Autor jest elblążaninem, kilka lat temu ukończył politologię na Uniwersytecie Gdańskim. Zajmuje się działalnością naukowa i publicystyczną. Przez cały jednak czas nie zaniedbywał twórczości plastycznej. Starał się nie tylko tworzyć, ale zaznaczać swoją obecność w różnych środowiskowych konkursach plastycznych.
Jego obecna wystawa, będąca artystycznym debiutem, przygotowana została szybko i dość spontanicznie. Autor przyznaje, że w wystawionych obrazach pragnął znaleźć jak najlepsze rozwiązania plastyczne, estetyczne, a także emocjonalne, z którymi boryka się od pewnego czasu. Zdaje sobie jednak sprawę, że nie wszystkie problemy i zagadnienia zostały do końca rozstrzygnięte, bo jest to proces otwarty.

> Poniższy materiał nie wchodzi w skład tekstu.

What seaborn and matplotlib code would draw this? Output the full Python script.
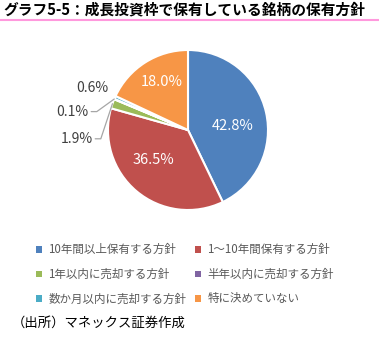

Na ekspozycję składa się zestaw obrazów, których bohaterem jest kobieta, a może nawet kobiety. Ich samotne postacie zajmują centralne miejsca malarskich dość realistycznych kompozycji. Ważną rolę w tych pracach odgrywa przestrzeń tła, gdzie uwidaczniają się bardziej odważne poszukiwania kolorystyczne autora.
Oglądając przygotowane na wystawę obrazy odnosi się wrażenie, że w tych kobietach zastygłych jest nie tylko tajemnica ich piękna, ale także ukryte pragnienia autora, szukającego, tęskniącego, targanego namiętnościami. Jednak najbardziej uderza samotność tych kobiet, a także ich tragizm, bezsilność i zagubienie w życiu.
Prace Pawła Nieczuja-Ostrowskiego można oglądać w Klubie Galerii Studnia (ul. Hetmańska 5/2).